Problem to work on =>
Leave out the pictures and transcribe everything else exactly.

Data shown =>

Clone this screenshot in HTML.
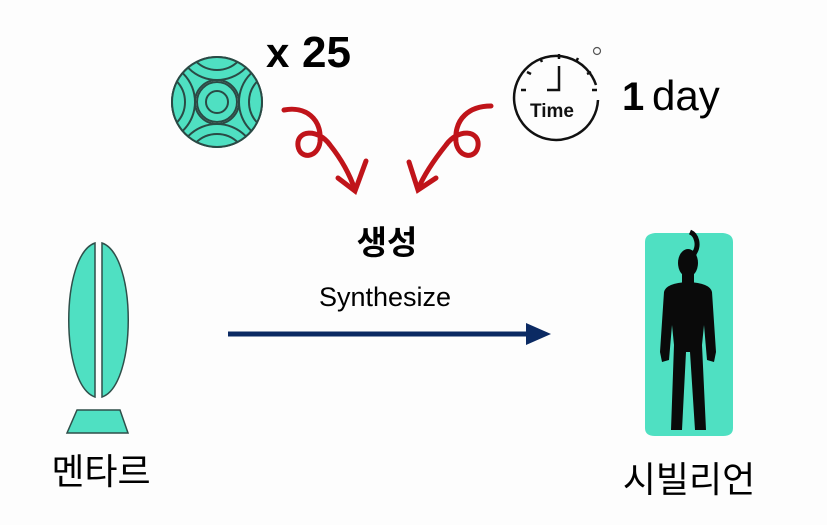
<!DOCTYPE html>
<html><head><meta charset="utf-8"><style>
html,body{margin:0;padding:0;background:#fdfdfd;}
svg{display:block}
text{font-family:"Liberation Sans","Noto Sans CJK KR",sans-serif;}
</style></head><body>
<svg width="827" height="525" viewBox="0 0 827 525" xmlns="http://www.w3.org/2000/svg">
<rect width="827" height="525" fill="#fdfdfd"/>
<defs><clipPath id="c"><circle cx="217" cy="102" r="45"/></clipPath></defs>
<circle cx="217" cy="102" r="45" fill="#4fe0c2" stroke="#2a4a45" stroke-width="2"/>
<g clip-path="url(#c)" fill="none" stroke="#2a4a45" stroke-width="2">
<circle cx="217" cy="102" r="22" fill="#fdfdfd"/>
<circle cx="217" cy="40" r="40" fill="#4fe0c2"/>
<circle cx="217" cy="40" r="30"/>
<circle cx="217" cy="164" r="40" fill="#4fe0c2"/>
<circle cx="217" cy="164" r="30"/>
<circle cx="155" cy="102" r="40" fill="#4fe0c2"/>
<circle cx="155" cy="102" r="30"/>
<circle cx="279" cy="102" r="40" fill="#4fe0c2"/>
<circle cx="279" cy="102" r="30"/>
<circle cx="217" cy="102" r="20" fill="#4fe0c2"/>
<circle cx="217" cy="102" r="11"/>
</g>
<circle cx="217" cy="102" r="45" fill="none" stroke="#2a4a45" stroke-width="2"/>
<text x="266" y="67" font-size="42" font-weight="bold" fill="#000">x</text>
<text x="302" y="67" font-size="44" font-weight="bold" fill="#000">25</text>
<path d="M596,85 A42,42 0 1 0 598,100" fill="none" stroke="#111" stroke-width="2.5"/>
<circle cx="597" cy="51" r="3.5" fill="none" stroke="#555" stroke-width="1.2"/>
<g stroke="#111" stroke-width="2.5">
<line x1="559" y1="54" x2="559" y2="59"/><line x1="540" y1="58" x2="542" y2="62"/><line x1="578" y1="58" x2="576" y2="62"/>
<line x1="527" y1="72" x2="531" y2="74"/><line x1="591" y1="72" x2="587" y2="74"/>
<line x1="521" y1="90" x2="526" y2="90"/><line x1="597" y1="90" x2="592" y2="90"/>
<polyline points="559,66 559,90 547,90" fill="none"/>
</g>
<text x="530" y="117" font-size="19" font-weight="bold" fill="#111">Time</text>
<text x="622" y="110" font-size="40" font-weight="bold" fill="#000">1</text>
<text x="652" y="110" font-size="42" fill="#000">day</text>
<g fill="none" stroke="#c0141a" stroke-width="5" stroke-linecap="round">
<path d="M284,110 C305,106 322,118 320,142 C318,158 300,160 298,146 C296,130 318,128 330,145 C342,160 350,175 355,190"/>
<path d="M338,178 L355,191 L366,161"/>
<path d="M491,106 C470,106 454,118 456,142 C458,158 476,160 478,146 C480,130 458,128 446,145 C434,160 424,175 418,189"/>
<path d="M409,162 L418,190 L436,178"/>
</g>
<text x="387" y="254" font-size="33" font-weight="bold" text-anchor="middle" fill="#000">생성</text>
<text x="385" y="306" font-size="27" text-anchor="middle" fill="#000">Synthesize</text>
<line x1="228" y1="334" x2="530" y2="334" stroke="#0b2a63" stroke-width="5"/>
<polygon points="526,323 551,334 526,345" fill="#0b2a63"/>
<path d="M95,243 C60,255 60,385 95,397 Z" fill="#4fe0c2" stroke="#2f4f4a" stroke-width="1.5"/>
<path d="M102,243 C137,255 137,385 102,397 Z" fill="#4fe0c2" stroke="#2f4f4a" stroke-width="1.5"/>
<polygon points="77,410 120,410 128,433 67,433" fill="#4fe0c2" stroke="#2f4f4a" stroke-width="1.5"/>
<text x="101" y="484" font-size="36" text-anchor="middle" fill="#000">멘타르</text>
<path d="M645,242 Q645,234 655,233 L723,233 Q733,234 733,242 L733,428 Q733,436 723,436 L655,436 Q645,436 645,428 Z" fill="#4fe0c2"/>
<g fill="#0a0a0a">
<path d="M690,232 C697,235 699,245 695,252 C691,258 695,262 690,265" fill="none" stroke="#0a0a0a" stroke-width="5"/>
<ellipse cx="688" cy="263" rx="10" ry="14"/>
<rect x="682" y="272" width="12" height="12"/>
<path d="M664,292 Q666,283 688,282 Q710,283 712,292 L716,352 L714,362 L707,360 L704,325 L702,345 L706,430 L695,430 L690,352 L686,352 L682,430 L671,430 L674,345 L672,325 L669,360 L662,362 L660,352 Z"/>
</g>
<text x="689" y="492" font-size="36" text-anchor="middle" fill="#000">시빌리언</text>
</svg>
</body></html>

Exercise solution =>
Clone this screenshot in HTML.
<!DOCTYPE html>
<html><head><meta charset="utf-8"><style>
html,body{margin:0;padding:0;background:#fdfdfd;}
svg{display:block}
text{font-family:"Liberation Sans","Noto Sans CJK KR",sans-serif;}
</style></head><body>
<svg width="827" height="525" viewBox="0 0 827 525" xmlns="http://www.w3.org/2000/svg">
<rect width="827" height="525" fill="#fdfdfd"/>
<defs><clipPath id="c"><circle cx="217" cy="102" r="45"/></clipPath></defs>
<circle cx="217" cy="102" r="45" fill="#4fe0c2" stroke="#2a4a45" stroke-width="2"/>
<g clip-path="url(#c)" fill="none" stroke="#2a4a45" stroke-width="2">
<circle cx="217" cy="102" r="22" fill="#fdfdfd"/>
<circle cx="217" cy="40" r="40" fill="#4fe0c2"/>
<circle cx="217" cy="40" r="30"/>
<circle cx="217" cy="164" r="40" fill="#4fe0c2"/>
<circle cx="217" cy="164" r="30"/>
<circle cx="155" cy="102" r="40" fill="#4fe0c2"/>
<circle cx="155" cy="102" r="30"/>
<circle cx="279" cy="102" r="40" fill="#4fe0c2"/>
<circle cx="279" cy="102" r="30"/>
<circle cx="217" cy="102" r="20" fill="#4fe0c2"/>
<circle cx="217" cy="102" r="11"/>
</g>
<circle cx="217" cy="102" r="45" fill="none" stroke="#2a4a45" stroke-width="2"/>
<text x="266" y="67" font-size="42" font-weight="bold" fill="#000">x</text>
<text x="302" y="67" font-size="44" font-weight="bold" fill="#000">25</text>
<path d="M596,85 A42,42 0 1 0 598,100" fill="none" stroke="#111" stroke-width="2.5"/>
<circle cx="597" cy="51" r="3.5" fill="none" stroke="#555" stroke-width="1.2"/>
<g stroke="#111" stroke-width="2.5">
<line x1="559" y1="54" x2="559" y2="59"/><line x1="540" y1="58" x2="542" y2="62"/><line x1="578" y1="58" x2="576" y2="62"/>
<line x1="527" y1="72" x2="531" y2="74"/><line x1="591" y1="72" x2="587" y2="74"/>
<line x1="521" y1="90" x2="526" y2="90"/><line x1="597" y1="90" x2="592" y2="90"/>
<polyline points="559,66 559,90 547,90" fill="none"/>
</g>
<text x="530" y="117" font-size="19" font-weight="bold" fill="#111">Time</text>
<text x="622" y="110" font-size="40" font-weight="bold" fill="#000">1</text>
<text x="652" y="110" font-size="42" fill="#000">day</text>
<g fill="none" stroke="#c0141a" stroke-width="5" stroke-linecap="round">
<path d="M284,110 C305,106 322,118 320,142 C318,158 300,160 298,146 C296,130 318,128 330,145 C342,160 350,175 355,190"/>
<path d="M338,178 L355,191 L366,161"/>
<path d="M491,106 C470,106 454,118 456,142 C458,158 476,160 478,146 C480,130 458,128 446,145 C434,160 424,175 418,189"/>
<path d="M409,162 L418,190 L436,178"/>
</g>
<text x="387" y="254" font-size="33" font-weight="bold" text-anchor="middle" fill="#000">생성</text>
<text x="385" y="306" font-size="27" text-anchor="middle" fill="#000">Synthesize</text>
<line x1="228" y1="334" x2="530" y2="334" stroke="#0b2a63" stroke-width="5"/>
<polygon points="526,323 551,334 526,345" fill="#0b2a63"/>
<path d="M95,243 C60,255 60,385 95,397 Z" fill="#4fe0c2" stroke="#2f4f4a" stroke-width="1.5"/>
<path d="M102,243 C137,255 137,385 102,397 Z" fill="#4fe0c2" stroke="#2f4f4a" stroke-width="1.5"/>
<polygon points="77,410 120,410 128,433 67,433" fill="#4fe0c2" stroke="#2f4f4a" stroke-width="1.5"/>
<text x="101" y="484" font-size="36" text-anchor="middle" fill="#000">멘타르</text>
<path d="M645,242 Q645,234 655,233 L723,233 Q733,234 733,242 L733,428 Q733,436 723,436 L655,436 Q645,436 645,428 Z" fill="#4fe0c2"/>
<g fill="#0a0a0a">
<path d="M690,232 C697,235 699,245 695,252 C691,258 695,262 690,265" fill="none" stroke="#0a0a0a" stroke-width="5"/>
<ellipse cx="688" cy="263" rx="10" ry="14"/>
<rect x="682" y="272" width="12" height="12"/>
<path d="M664,292 Q666,283 688,282 Q710,283 712,292 L716,352 L714,362 L707,360 L704,325 L702,345 L706,430 L695,430 L690,352 L686,352 L682,430 L671,430 L674,345 L672,325 L669,360 L662,362 L660,352 Z"/>
</g>
<text x="689" y="492" font-size="36" text-anchor="middle" fill="#000">시빌리언</text>
</svg>
</body></html>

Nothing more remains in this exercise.